PROBLEM REQUIREMENTS ▸
Without the images, write out the whole listing exactly.

-- Start of GIVEN DATA --

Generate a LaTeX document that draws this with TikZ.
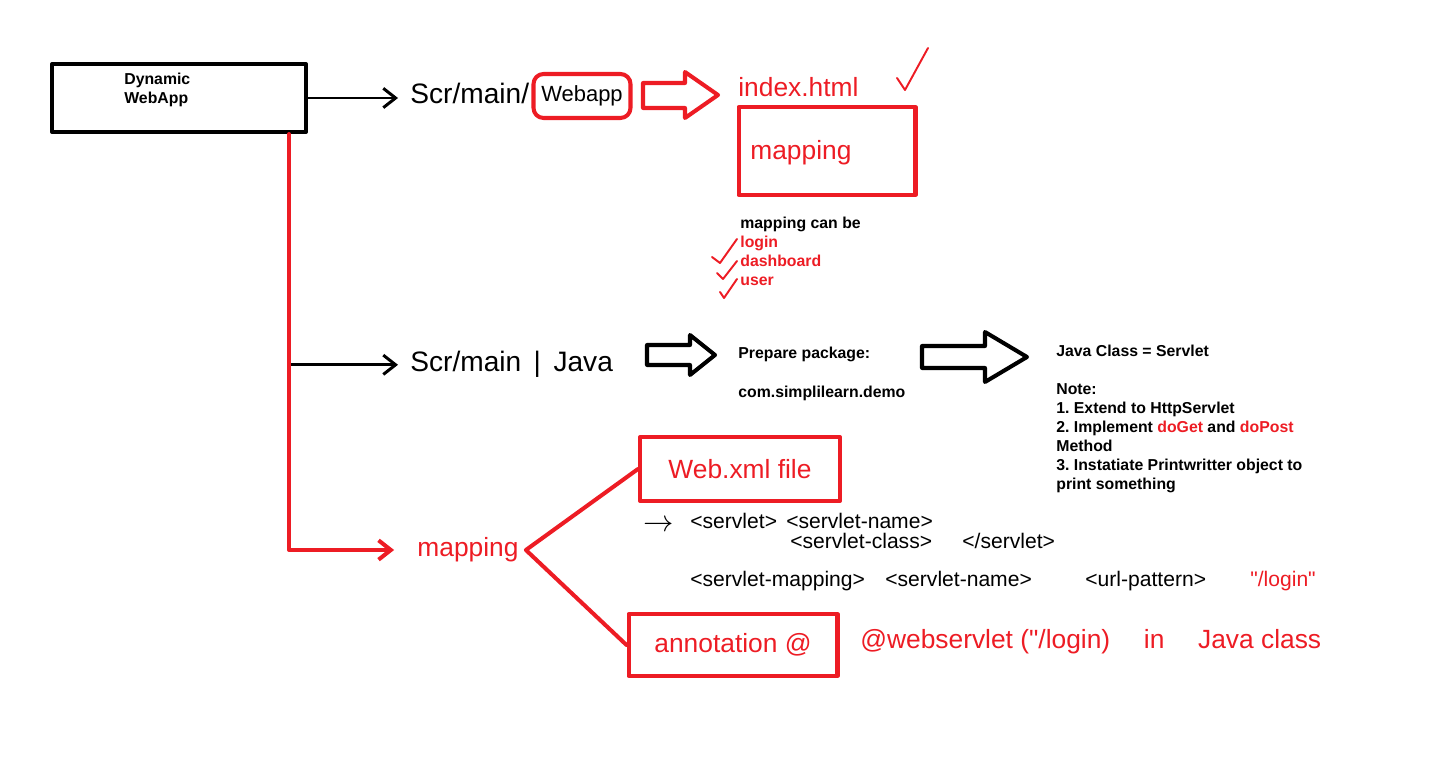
\documentclass[tikz,border=0pt]{standalone}
\usepackage{fontspec}
\setmainfont{Liberation Sans}
\usetikzlibrary{arrows.meta}
\definecolor{paintred}{RGB}{237,28,36}

\tikzset{
  box/.style={draw, line width=2.3pt, inner sep=0pt},
  redbox/.style={draw=paintred, line width=2.3pt, inner sep=0pt},
  hand/.style={font=\fontsize{15}{18}\selectfont, inner sep=0pt},
  tag/.style={font=\fontsize{12}{14}\selectfont, inner sep=0pt, anchor=base west},
  typed/.style={font=\fontsize{9}{10.8}\selectfont\bfseries\frenchspacing, inner sep=0pt, align=left},
  barbed/.style={-{Straight Barb[length=7pt,width=11pt]}},
  blackline/.style={line width=1.7pt},
  redline/.style={draw=paintred, line width=2.3pt},
  check/.style={draw=paintred, line width=1.1pt}
}

\begin{document}
\begin{tikzpicture}[x=0.02cm, y=-0.02cm, line cap=round, line join=round]
    \useasboundingbox (0,0) rectangle (1434,780);

    % project
    \node (app) [box, minimum width=5.08cm, minimum height=1.36cm] at (179,98) {};
    \node (apptext) [typed, anchor=north west] at (124,73) {Dynamic\\WebApp};
    \coordinate (trunk) at ([xshift=-0.38cm]app.south east);

    % webapp folder
    \node (scr) [hand, font=\fontsize{16}{18}\selectfont, anchor=base west] at (410,104) {Scr/main/};
    \node (webapp) [redbox, rounded corners=0.2cm, minimum width=1.94cm, minimum height=0.88cm, hand, font=\fontsize{12.5}{15}\selectfont] at (582,96) {Webapp};
    \draw[blackline, barbed, shorten >=0.24cm] (app.east) -- (app.east -| scr.west);
    \draw[redline] (643,83) -- (685,83) -- (685,72) -- (718,95) -- (685,118) -- (685,108) -- (643,108) -- cycle;
    \node (index) [hand, text=paintred, anchor=base west] at (738,97) {index.html};
    \draw[check] (897,78) -- (905,90) -- (928,48);
    \node (mapbox) [redbox, minimum width=3.54cm, minimum height=1.76cm] at (827,151) {};
    \node (maptext) [hand, text=paintred, anchor=base west] at (750,160) {mapping};
    \node (canbe) [typed, anchor=north west] at (740,217) {mapping can be\\{\color{paintred}login}\\{\color{paintred}dashboard}\\{\color{paintred}user}};
    \draw[check] (712,257) -- (720,263) -- (737,239);
    \draw[check] (717,273) -- (723,279) -- (737,261);
    \draw[check] (720,292) -- (724,298) -- (737,279);

    % java folder
    \node (java) [hand, font=\fontsize{16}{18}\selectfont, anchor=base west] at (410,372) {Scr/main \,|\, Java};
    \draw[blackline, barbed, shorten >=0.24cm] (trunk |- java.west) -- (java.west);
    \draw[blackline, line width=2.3pt] (647,345) -- (690,345) -- (690,335) -- (715,355) -- (690,375) -- (690,365) -- (647,365) -- cycle;
    \node (pkg) [typed, anchor=north west] at (738,347) {Prepare package:\\[11pt]com.simplilearn.demo};
    \draw[blackline, line width=2.3pt] (922,346) -- (985,346) -- (985,332) -- (1027,357) -- (985,382) -- (985,368) -- (922,368) -- cycle;
    \node (note) [typed, anchor=north west] at (1056,345) {Java Class = Servlet\\[10.8pt]Note:\\1. Extend to HttpServlet\\2. Implement {\color{paintred}doGet} and {\color{paintred}doPost}\\Method\\3. Instatiate Printwritter object to\\print something};

    % mapping
    \node (map2) [hand, text=paintred] at (468,550) {mapping};
    \draw[redline, barbed, shorten >=0.46cm] (trunk) |- (map2.west);
    \coordinate (fork) at ([xshift=0.14cm]map2.east);
    \node (webxml) [redbox, minimum width=4cm, minimum height=1.28cm, hand, text=paintred] at (740,469) {Web.xml file};
    \node (annot) [redbox, minimum width=4.18cm, minimum height=1.24cm, hand, text=paintred] at (733,645) {annotation @};
    \draw[redline] (webxml.west) -- (fork) -- (annot.west);

    \node (lead) [tag, font=\fontsize{16}{18}\selectfont, anchor=base west] at (643,531) {$\rightarrow$};
    \node (t1) [tag] at (690,528) {<servlet>};
    \node (t2) [tag] at (786,528) {<servlet-name>};
    \node (t3) [tag] at (790,548) {<servlet-class>};
    \node (t4) [tag] at (962,548) {</servlet>};
    \node (t5) [tag] at (690,586) {<servlet-mapping>};
    \node (t6) [tag] at (885,586) {<servlet-name>};
    \node (t7) [tag] at (1085,586) {<url-pattern>};
    \node (t8) [tag, text=paintred] at (1250,586) {\textquotedbl/login\textquotedbl};
    \node (ws) [hand, text=paintred, anchor=base west] at (860,648) {@webservlet (\textquotedbl/login) \quad in \quad Java class};
\end{tikzpicture}
\end{document}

-- End of GIVEN DATA --

FINISHED EXERCISE ▸
Generate a LaTeX document that draws this with TikZ.
\documentclass[tikz,border=0pt]{standalone}
\usepackage{fontspec}
\setmainfont{Liberation Sans}
\usetikzlibrary{arrows.meta}
\definecolor{paintred}{RGB}{237,28,36}

\tikzset{
  box/.style={draw, line width=2.3pt, inner sep=0pt},
  redbox/.style={draw=paintred, line width=2.3pt, inner sep=0pt},
  hand/.style={font=\fontsize{15}{18}\selectfont, inner sep=0pt},
  tag/.style={font=\fontsize{12}{14}\selectfont, inner sep=0pt, anchor=base west},
  typed/.style={font=\fontsize{9}{10.8}\selectfont\bfseries\frenchspacing, inner sep=0pt, align=left},
  barbed/.style={-{Straight Barb[length=7pt,width=11pt]}},
  blackline/.style={line width=1.7pt},
  redline/.style={draw=paintred, line width=2.3pt},
  check/.style={draw=paintred, line width=1.1pt}
}

\begin{document}
\begin{tikzpicture}[x=0.02cm, y=-0.02cm, line cap=round, line join=round]
    \useasboundingbox (0,0) rectangle (1434,780);

    % project
    \node (app) [box, minimum width=5.08cm, minimum height=1.36cm] at (179,98) {};
    \node (apptext) [typed, anchor=north west] at (124,73) {Dynamic\\WebApp};
    \coordinate (trunk) at ([xshift=-0.38cm]app.south east);

    % webapp folder
    \node (scr) [hand, font=\fontsize{16}{18}\selectfont, anchor=base west] at (410,104) {Scr/main/};
    \node (webapp) [redbox, rounded corners=0.2cm, minimum width=1.94cm, minimum height=0.88cm, hand, font=\fontsize{12.5}{15}\selectfont] at (582,96) {Webapp};
    \draw[blackline, barbed, shorten >=0.24cm] (app.east) -- (app.east -| scr.west);
    \draw[redline] (643,83) -- (685,83) -- (685,72) -- (718,95) -- (685,118) -- (685,108) -- (643,108) -- cycle;
    \node (index) [hand, text=paintred, anchor=base west] at (738,97) {index.html};
    \draw[check] (897,78) -- (905,90) -- (928,48);
    \node (mapbox) [redbox, minimum width=3.54cm, minimum height=1.76cm] at (827,151) {};
    \node (maptext) [hand, text=paintred, anchor=base west] at (750,160) {mapping};
    \node (canbe) [typed, anchor=north west] at (740,217) {mapping can be\\{\color{paintred}login}\\{\color{paintred}dashboard}\\{\color{paintred}user}};
    \draw[check] (712,257) -- (720,263) -- (737,239);
    \draw[check] (717,273) -- (723,279) -- (737,261);
    \draw[check] (720,292) -- (724,298) -- (737,279);

    % java folder
    \node (java) [hand, font=\fontsize{16}{18}\selectfont, anchor=base west] at (410,372) {Scr/main \,|\, Java};
    \draw[blackline, barbed, shorten >=0.24cm] (trunk |- java.west) -- (java.west);
    \draw[blackline, line width=2.3pt] (647,345) -- (690,345) -- (690,335) -- (715,355) -- (690,375) -- (690,365) -- (647,365) -- cycle;
    \node (pkg) [typed, anchor=north west] at (738,347) {Prepare package:\\[11pt]com.simplilearn.demo};
    \draw[blackline, line width=2.3pt] (922,346) -- (985,346) -- (985,332) -- (1027,357) -- (985,382) -- (985,368) -- (922,368) -- cycle;
    \node (note) [typed, anchor=north west] at (1056,345) {Java Class = Servlet\\[10.8pt]Note:\\1. Extend to HttpServlet\\2. Implement {\color{paintred}doGet} and {\color{paintred}doPost}\\Method\\3. Instatiate Printwritter object to\\print something};

    % mapping
    \node (map2) [hand, text=paintred] at (468,550) {mapping};
    \draw[redline, barbed, shorten >=0.46cm] (trunk) |- (map2.west);
    \coordinate (fork) at ([xshift=0.14cm]map2.east);
    \node (webxml) [redbox, minimum width=4cm, minimum height=1.28cm, hand, text=paintred] at (740,469) {Web.xml file};
    \node (annot) [redbox, minimum width=4.18cm, minimum height=1.24cm, hand, text=paintred] at (733,645) {annotation @};
    \draw[redline] (webxml.west) -- (fork) -- (annot.west);

    \node (lead) [tag, font=\fontsize{16}{18}\selectfont, anchor=base west] at (643,531) {$\rightarrow$};
    \node (t1) [tag] at (690,528) {<servlet>};
    \node (t2) [tag] at (786,528) {<servlet-name>};
    \node (t3) [tag] at (790,548) {<servlet-class>};
    \node (t4) [tag] at (962,548) {</servlet>};
    \node (t5) [tag] at (690,586) {<servlet-mapping>};
    \node (t6) [tag] at (885,586) {<servlet-name>};
    \node (t7) [tag] at (1085,586) {<url-pattern>};
    \node (t8) [tag, text=paintred] at (1250,586) {\textquotedbl/login\textquotedbl};
    \node (ws) [hand, text=paintred, anchor=base west] at (860,648) {@webservlet (\textquotedbl/login) \quad in \quad Java class};
\end{tikzpicture}
\end{document}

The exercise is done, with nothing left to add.